Szanowi Państwo dosyć!
Należy z całą stanowczością potępić postępowanie pani Joanny Pani Eli i innych!!!!!!
Jak można w sytuacji utraty przez Polskę niezależności, zacierania się zasad demokracji, zawłaszczania wolnej i niezależnej prasy ROBIĆ TAKIE RZECZY.
Mogą to robić jedynie osoby które mają w nosie los Polski.
Czy nam się to podoba czy nie - tylko powrót PIS do prawdziwej gry – tylko wygrane wybory przez PIS – jedne, grupie...pozwolą na przywrócenie w tym kraju demokracji!
I nie ma wyjścia! Walenie w PIS obecnie to dokładanie ręki do rządów jednej partii, brak alternatyw dla Polaków, to zamykanie drogi do wolnej demokratycznej Polski.
Każdy kto wstrząsa teraz PIS musi zdawać sobie sprawę z tego, że szkodzi demokracji w Polsce. Nawet jeżeli Joasia nie wiedziała, że telewizja zrobi z tego aż taką aferę to powinn od wczoraj milczeć jak grób. Bo zagraża demokracji. Czy życzy dzisiaj PIS żeby przegrało wybory - TAK. Dla swojej osobistej satysfakcji czy dla dobra Kraju??
Ja jednak sadzę, że dostały z Panią Elą dobrą propozycję polityczną i tyle!!!!!!
Tak proszę Państwa takich rzeczy nie robi się „żeby PIS miało się lepiej”!!!!
Obywatele i ja zwykły człowiek staramy się w oparciu o "markę" JKaczynskiego(patriotyzm, Polska) zbudować ruch zwykłych obywateli, który bedzie bronił demokracji, wolnosci słowa, niezaleznosci i honoru naszego narodu.... a ta Pani temu wszytkiemu stara się przeszkodzić....
Przywróćmy Polsce pełnie demokracji, poprzyjmy PIS, wyrównajmy szanse tych dwóch sił politycznych(PIS i PO)- a potem jak wróci demokracja – dyskutujmy, rozliczajmy, oceniajmy!!!! Poprawiajmy Prezesa, pouczajmy PIS patrzmy im na ręce - ale jak będzie demokracja, teraz trzeba skupić się na prawdzie i walce.
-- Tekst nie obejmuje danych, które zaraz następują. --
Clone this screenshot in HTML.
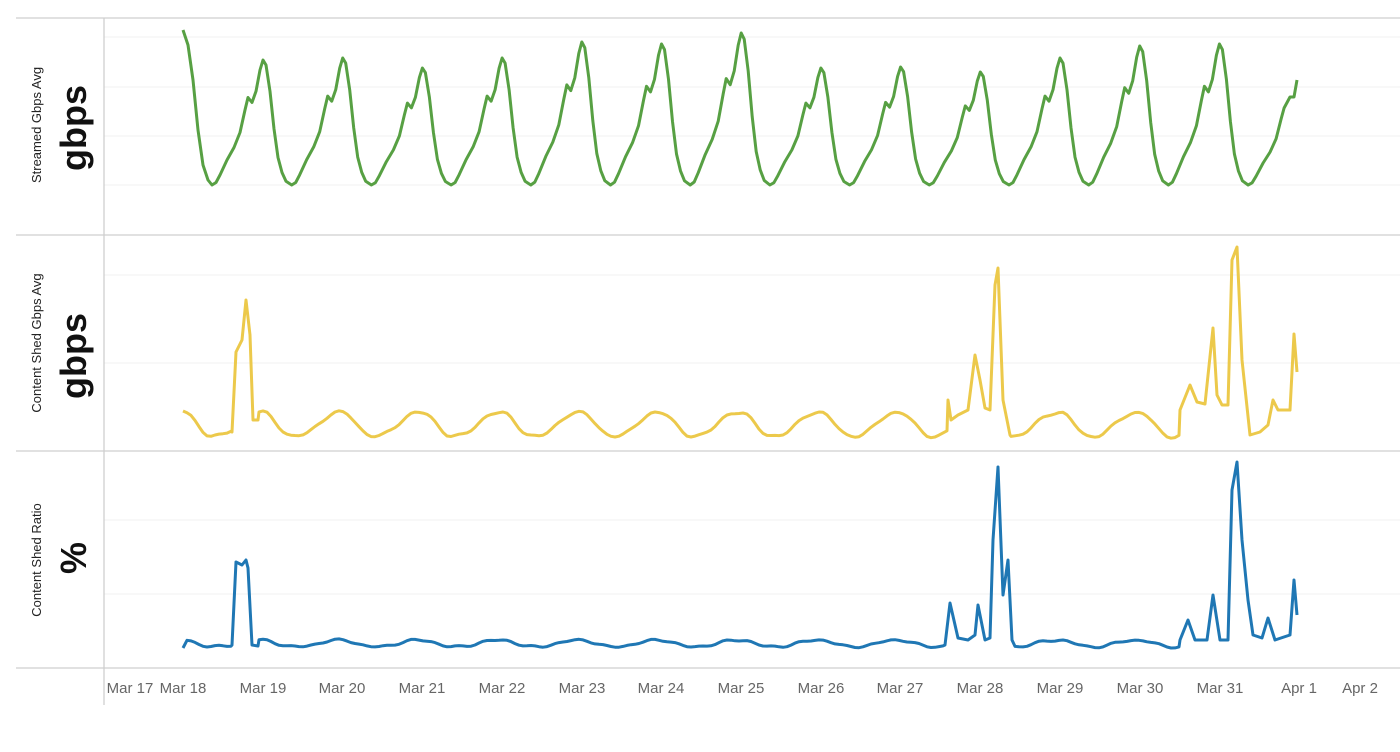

Teraz każdy kto podkłada nogę opozycji w du...ie ma Polskę a decyzje swoje podejmuje we własnym interesie i imieniu! Może Joasia myślała, że będą jej bardziej słuchać jak z PIS wystąpi. Niestety- szybko nauczyła się, że będą jej słuchać jak będzie mówiła to co im pasuje do „niusa” dnia. ( najlepiej źle o Kaczyńskim)
Tyle!
Dowód – proszę: „Janusz Palikot zapowiedział, że w jego Ruchu Poparcia nie ma miejsca dla Elżbiety Jakubiak, ale znalazłoby się dla Joanny Kluzik-Rostkowskiej. - Dziwiłem się, że ona jest w PiS - mówił na antenie TVN24 Janusz Palikoat.”
Palikot mówił, że Joanna Kluzik-Rostkowska jest osobą "antykościelną", wrażliwą społecznie i przez lata zajmowała się pozycją kobiet w życiu publicznym.